While his films have won Oscars, it’s “Empire” that has made him a financial success — and a household name. Daniels will get a star on the Walk of Fame on Dec. 2.

“I guess America’s aware of me in a way that they hadn’t been before,” he says. “It’s crazy. I’m recognized at the supermarket. I don’t know whether I like that so much. I see this guy looking at me, but he ain’t looking at me — he’s looking at Lee Daniels. I’m like, ‘Oh, bye, Felicia.’”

“Empire” also landed him a lucrative multiyear production deal with 20th Century Fox TV, signed in June 2015.

“Lee is a special creator,” says Dana Walden, co-chairman and CEO of Fox Television Group. “You always feel like he’s revealing something of himself in his work. He’s not afraid to make himself vulnerable and put some of the most challenging experiences of his own life into his work and into the journeys of the characters he creates.”

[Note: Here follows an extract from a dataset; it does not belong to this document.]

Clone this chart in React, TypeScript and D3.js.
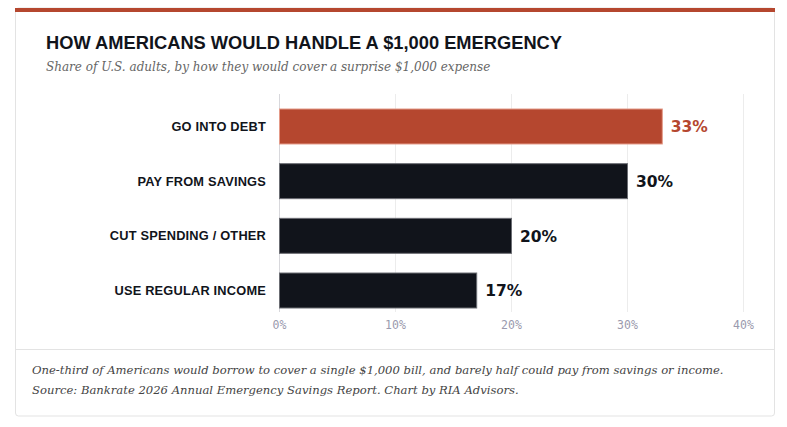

Daniels says his strength is in embracing risk. “I’ve looked death in the eyes many times, and I’m not afraid to die, because I believe in a higher power. And I think that there is no man on this Earth that can tell me no. I know that that shows onscreen — my audacity.”

But the flip side of that audacity is his thorny reputation, and he regrets that it filters down to his two children. “But I don’t know how to be anything but me.”

He says he has learned some measure of self-control — to apologize when he’s gone too far on set — and to be grateful to those who’ve supported him. “I’ve learned to walk in humility, because it was so important to me to get to where it was, that I understand now that it’s not me,” he says. “It takes a village.”

That, he adds, will be his legacy: “to remember that the gift you have doesn’t belong to you — it belongs to the universe. That this is not my gift. I have to pass it on. To keep it is selfish. You don’t own it — you’re a vessel.”

That’s why he’s devoting time to the Ghetto Film School, a nonprofit program with high-profile sponsors like Brett Ratner and David O. Russell. Daniels wants to be a role model to future generations of filmmakers.

“I get as much fulfillment from teaching as I do from directing and writing,” he says. “If there is a retirement plan ahead, it’s that I won’t be retiring, but I will be creating some sort of platform where I can educate kids.”

But that’s years away. For now, the 56-year-old is still focused on proving himself to the man who abused him throughout his childhood for being gay — then was killed in the line of duty as a policeman when Daniels was 15.

“When your father tells you that you’re not going to be anything, that’s hard to chip out of your head, no matter how hard you try,” he says. “So you don’t really believe that you’re worthy of anything, let alone a star on the Walk of Fame. I think my father, though he didn’t intentionally mean it, didn’t want me hurt as a gay man. It was bad enough being black. Regardless, it has had its effect.”

If he could talk to him now, he would tell his father that he has forgiven him, and that he wishes he could be with him to see him get that star. His message to his father would be: “I’m so honored that you instilled in me that I wasn’t good enough, so I could always strive for perfection.”